ModernGhana logo
body-container-line-1
29.11.2010 Politics

Betty Returns Fire

By Daily Guide
Listen to article

An assemblage of women from the various political parties offered Betty Mould-Iddrisu a rare opportunity to express disgust at what political cynics call media terrorism, especially against female politicians, describing the trend as an attack on womanhood.

Without mentioning names, she questioned why people would attack the political ambition of a woman, as the body language of her mainly female audience drawn from all the parties suggested acquiescence, especially since they too have suffered the attacks in one way or the other from so-called pro-National Democratic Congress (NDC) and New Patriotic Party media.

The Attorney General and Minister of Justice made the statements when she delivered the keynote address at an Institute of Economic Affairs (IEA) and European Union (EU) jointly-organized workshop towards addressing the challenge of under-representation of women in Parliament.

The Akosombo workshop, themed 'Towards Increased Women's Participation And Representation In Parliament', had an array of female politicians including two ministers, Betty and her Women and Children's Affairs counterpart, Juliana Azumah-Mensah.

It was obvious Betty, as she is fondly called, was venting bottled-up angst against how the media had treated stories regarding her, citing an instance of waking up in the morning to be greeted with a headline 'Betty Stripped Naked' and one's name on the airwaves negatively, with the children nearby.

Women are beset with a myriad of challenges- one of them being their vulnerability- a bottleneck which according to her is inimical to the advancement of women in society.

It is discouraging, she mentioned, when the media refer to women in sexist fashion on the pages of newspapers and on the airwaves.

She cautioned the media to desist from such derogatory references which, according to her, tie in with the perceptions of some political leaders.

The media, she stated, should pull the brakes on the use of vile language in their reportage on women, adding, 'If such criticisms debase the essence of womanhood, how do we get the next generation of women to be interested in politics?'

'This is one of my personal sad experiences in politics,' she told her colleagues, as she charged them to stand for each other under the circumstances.

Such attacks, she stated, had not dampened the spirit of her husband who she explained was an old political horse who understood local politics.

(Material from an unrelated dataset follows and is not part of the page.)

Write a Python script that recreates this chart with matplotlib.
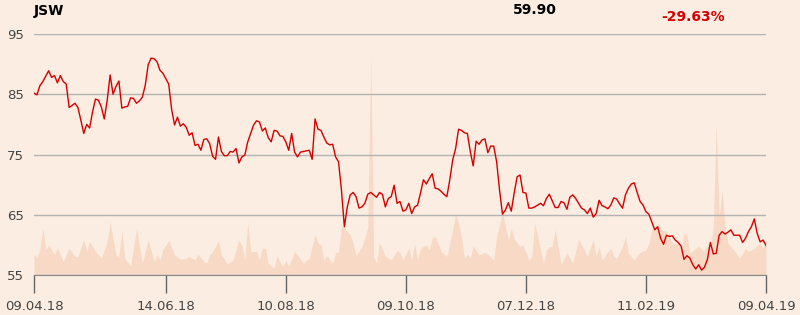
'''
JSW share price over one year with traded volume shaded underneath
'''
import matplotlib
matplotlib.use('Agg')
import matplotlib.pyplot as plt

# price, by trading-day index (0 = 09.04.18, 250 = 09.04.19)
price_day = [0, 1, 2, 3, 5, 6, 7, 8, 9, 10, 11, 12, 14, 15, 16, 17, 18, 19, 20, 21,
             22, 23, 24, 25, 26, 27, 28, 29, 30, 31, 32, 33, 34, 35, 36, 37, 38, 39, 40, 41,
             42, 43, 44, 45, 46, 47, 48, 49, 50, 51, 52, 53, 54, 55, 56, 57, 58, 59, 60, 61,
             62, 63, 64, 65, 66, 67, 68, 69, 70, 71, 72, 73, 74, 75, 76, 77, 78, 79, 80, 81,
             82, 83, 84, 85, 86, 87, 88, 89, 90, 91, 92, 93, 94, 95, 96, 97, 98, 99, 100, 101,
             102, 103, 104, 105, 106, 107, 108, 109, 110, 111, 112, 113, 114, 115, 116, 117, 118, 119, 120, 121,
             122, 123, 124, 125, 126, 127, 128, 129, 130, 131, 132, 133, 134, 135, 136, 137, 138, 139, 140, 141,
             142, 143, 144, 145, 146, 147, 148, 149, 150, 151, 152, 153, 154, 155, 156, 157, 158, 159, 160, 161,
             162, 163, 164, 165, 166, 167, 168, 169, 170, 171, 173, 174, 175, 176, 177, 178, 179, 180, 181, 182,
             183, 184, 185, 186, 187, 188, 189, 190, 191, 192, 193, 194, 195, 196, 197, 198, 199, 200, 201, 202,
             203, 204, 205, 206, 207, 208, 209, 210, 211, 212, 213, 214, 215, 216, 217, 218, 219, 220, 221, 222,
             223, 224, 225, 226, 227, 228, 229, 230, 231, 232, 233, 234, 235, 236, 237, 238, 239, 240, 241, 242,
             243, 244, 245, 246, 247, 248, 249, 250]
price = [85.2, 84.9, 86.4, 87.1, 88.9, 87.8, 88.1, 86.9, 88.1, 87.1, 86.7, 82.8, 83.5, 82.8, 80.7, 78.5, 80.0, 79.4, 82.1, 84.2,
         84.0, 82.9, 80.9, 84.0, 88.2, 85.0, 86.3, 87.2, 82.7, 82.9, 83.0, 84.4, 84.3, 83.5, 83.9, 84.5, 86.5, 89.9, 91.0, 90.9,
         90.4, 89.0, 88.5, 87.6, 86.7, 82.5, 79.9, 81.2, 79.7, 80.1, 79.5, 78.2, 78.6, 76.5, 76.7, 75.7, 77.5, 77.6, 76.8, 74.7,
         74.2, 77.9, 75.5, 74.8, 74.8, 75.5, 75.4, 76.0, 73.6, 74.6, 74.9, 77.1, 78.5, 79.9, 80.6, 80.4, 78.9, 79.4, 77.8, 77.1,
         79.0, 78.9, 78.1, 78.0, 77.1, 75.7, 78.5, 75.4, 74.6, 75.4, 75.5, 75.6, 75.7, 74.2, 80.9, 79.2, 79.0, 77.9, 76.9, 76.6,
         76.7, 74.6, 73.8, 69.1, 63.0, 66.3, 68.3, 68.7, 68.0, 66.1, 66.3, 66.9, 68.4, 68.7, 68.3, 67.9, 68.7, 68.4, 66.3, 67.7,
         68.0, 69.9, 66.9, 67.2, 65.6, 65.8, 66.9, 65.2, 66.3, 66.6, 68.6, 70.8, 70.1, 71.0, 71.8, 69.4, 69.3, 68.9, 68.4, 68.0,
         70.8, 74.1, 76.0, 79.2, 79.0, 78.6, 78.5, 75.5, 73.1, 77.2, 76.7, 77.4, 77.6, 75.3, 76.4, 76.4, 73.8, 69.1, 65.1, 65.8,
         67.0, 65.6, 68.6, 71.3, 71.6, 68.7, 68.6, 66.1, 66.1, 66.3, 66.9, 66.5, 67.7, 68.4, 67.3, 66.2, 66.2, 67.2, 67.0, 65.9,
         67.9, 68.3, 67.7, 66.9, 66.1, 65.8, 65.2, 66.1, 64.6, 65.2, 67.4, 66.5, 66.3, 66.0, 66.6, 67.8, 67.6, 66.8, 66.1, 68.3,
         69.4, 70.1, 70.3, 68.7, 67.2, 66.6, 65.5, 65.1, 63.8, 62.5, 63.0, 61.1, 60.1, 61.6, 61.4, 61.5, 60.8, 60.4, 59.8, 57.6,
         58.2, 57.8, 56.7, 56.0, 56.7, 55.8, 56.3, 57.6, 60.4, 58.5, 58.6, 61.6, 62.2, 61.8, 62.1, 62.5, 61.6, 61.6, 61.6, 60.4,
         61.1, 62.2, 63.0, 64.3, 61.9, 60.5, 60.8, 59.9]

# volume in thousand shares, by trading-day index
vol_day = [0, 1, 2, 3, 4, 5, 7, 8, 10, 12, 14, 15, 17, 18, 19, 21, 23, 25, 26, 28,
           29, 30, 31, 33, 35, 37, 39, 41, 42, 43, 44, 46, 48, 50, 52, 53, 55, 56, 58, 59,
           60, 61, 63, 64, 66, 68, 70, 71, 72, 73, 74, 76, 77, 78, 79, 80, 82, 83, 85, 86,
           87, 89, 90, 92, 93, 94, 96, 97, 98, 99, 100, 102, 103, 104, 105, 106, 108, 109, 110, 112,
           114, 115, 116, 117, 118, 120, 122, 124, 125, 126, 128, 129, 130, 131, 132, 134, 135, 136, 137, 139,
           141, 143, 144, 146, 147, 148, 149, 150, 152, 154, 156, 157, 158, 160, 161, 162, 163, 164, 166, 167,
           169, 170, 171, 172, 174, 175, 176, 177, 178, 179, 180, 182, 184, 186, 188, 189, 191, 192, 193, 194,
           196, 197, 198, 199, 201, 202, 203, 205, 206, 207, 209, 210, 211, 213, 214, 216, 218, 220, 221, 222,
           223, 224, 226, 227, 229, 230, 231, 232, 233, 234, 235, 236, 237, 239, 241, 242, 243, 244, 246, 248,
           249, 250]
volume = [104, 89, 125, 233, 125, 150, 100, 138, 67, 133, 92, 92, 175, 117, 167, 117, 83, 167, 262, 100,
          92, 217, 83, 45, 228, 58, 175, 67, 100, 75, 125, 172, 100, 78, 83, 92, 75, 103, 67, 58,
          100, 117, 170, 100, 55, 75, 175, 145, 75, 258, 117, 117, 75, 133, 133, 58, 33, 95, 38, 75,
          42, 117, 100, 58, 75, 83, 200, 158, 150, 75, 95, 58, 108, 117, 242, 233, 200, 158, 92, 142,
          233, 1092, 92, 58, 162, 92, 75, 122, 112, 75, 133, 75, 158, 75, 133, 150, 125, 183, 195, 117,
          92, 225, 308, 192, 83, 105, 83, 145, 100, 112, 92, 75, 192, 308, 242, 175, 233, 178, 142, 150,
          75, 92, 258, 192, 58, 125, 142, 142, 225, 142, 50, 112, 58, 178, 125, 92, 175, 92, 142, 75,
          117, 133, 92, 83, 142, 192, 108, 75, 100, 112, 125, 158, 225, 258, 225, 217, 158, 158, 125, 208,
          200, 108, 133, 142, 117, 158, 125, 242, 750, 292, 420, 242, 158, 125, 83, 105, 133, 117, 133, 158,
          133, 175]

tick_day = [0, 45, 86, 127, 168, 209, 250]
tick_labels = ['09.04.18', '14.06.18', '10.08.18', '09.10.18', '07.12.18', '11.02.19', '09.04.19']

bg = '#fbede1'
fig = plt.figure(figsize=(8, 3.15), dpi=100, facecolor=bg)
ax = fig.add_axes([34/800, 40/315, 732/800, 241/315])
ax2 = ax.twinx()

# volume behind, price on top
ax.set_zorder(2)
ax.patch.set_visible(False)
ax2.set_zorder(1)
ax2.patch.set_facecolor(bg)

ax2.fill_between(vol_day, 0, volume, color='#f7d9c5', lw=0)
ax2.set_ylim(0, 1200)
ax2.set_yticks([])
for s in ax2.spines.values():
    s.set_visible(False)

ax.plot(price_day, price, color='#d40000', lw=1.0)
ax.set_xlim(0, 250)
ax.set_ylim(55, 95)
ax.set_yticks([55, 65, 75, 85, 95])
ax.yaxis.grid(True, color='#b3b3b3', lw=1.0)
ax.set_xticks(tick_day)
ax.set_xticklabels(tick_labels)
ax.tick_params(axis='y', length=0, pad=7, labelsize=9.5, labelcolor='#444444')
ax.tick_params(axis='x', length=13, width=1, color='#666666', pad=5, labelsize=9.5, labelcolor='#444444')
for k in ['left', 'right', 'top']:
    ax.spines[k].set_visible(False)
ax.spines['bottom'].set_color('#888888')

fig.text(34/800, 1 - 11/315, 'JSW', fontsize=10, fontweight='bold', va='center', ha='left')
fig.text(535/800, 1 - 10/315, '59.90', fontsize=10, fontweight='bold', va='center', ha='center')
fig.text(693/800, 1 - 17/315, '-29.63%', fontsize=10, fontweight='bold', va='center', ha='center', color='#d40000')

fig.savefig('out.png', dpi=100, facecolor=bg)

In some homes, this could be damaging to relationships, she implied.

'They attack us because we are vulnerable. Why should they question the political ambitions of a woman by asking 'how dare her?'

She charged, 'We must find a way of containing this impunity. What is wrong with a woman aspiring to be at the top? Women should not be satisfied with halfway measures? Why should women be the subject of abuse? Why should they abuse Otiko?'

Turning to the subject of her address, the minister stated that women missed the boat in 1995 (The Beijing Conference) to catch up with men, adding, 'We need to examine the issues surrounding women's participation in Parliament and obtain a consensus on accelerating increased female representation.'

Culture and traditions, she observed, militate against the advancement and participation of women in any political process, alongside the multiple burdens in the home and community. These, she noted, left the women with little or no time for politics.

The factors which militate against the entry of women into parliament, she said, include the unfavourable winner-takes-all electoral system, as practised in Ghana, lack of party support and the difficulty by women to accessing funds for political activities.

It is the right of women to seek reasonable participation in parliamentary work, she stated, adding that 'Equal participation of women in parliament and government is essential to building and sustaining democracy.'

She suggested the quota system to address the under-representation, citing the example of Rwanda where the system had seen an increase in females in the local parliament.

Ghana, she said, stood to gain enormously with an increase in female numbers in parliament and for this to happen, there was the need to address the challenges standing in its way.

The workshop flagged off a series of interventions towards addressing the challenge of under-representation of women in Parliament by the IEA and EU.

The EU official in charge of governance, Daria Fane, participated in the first day of the programme.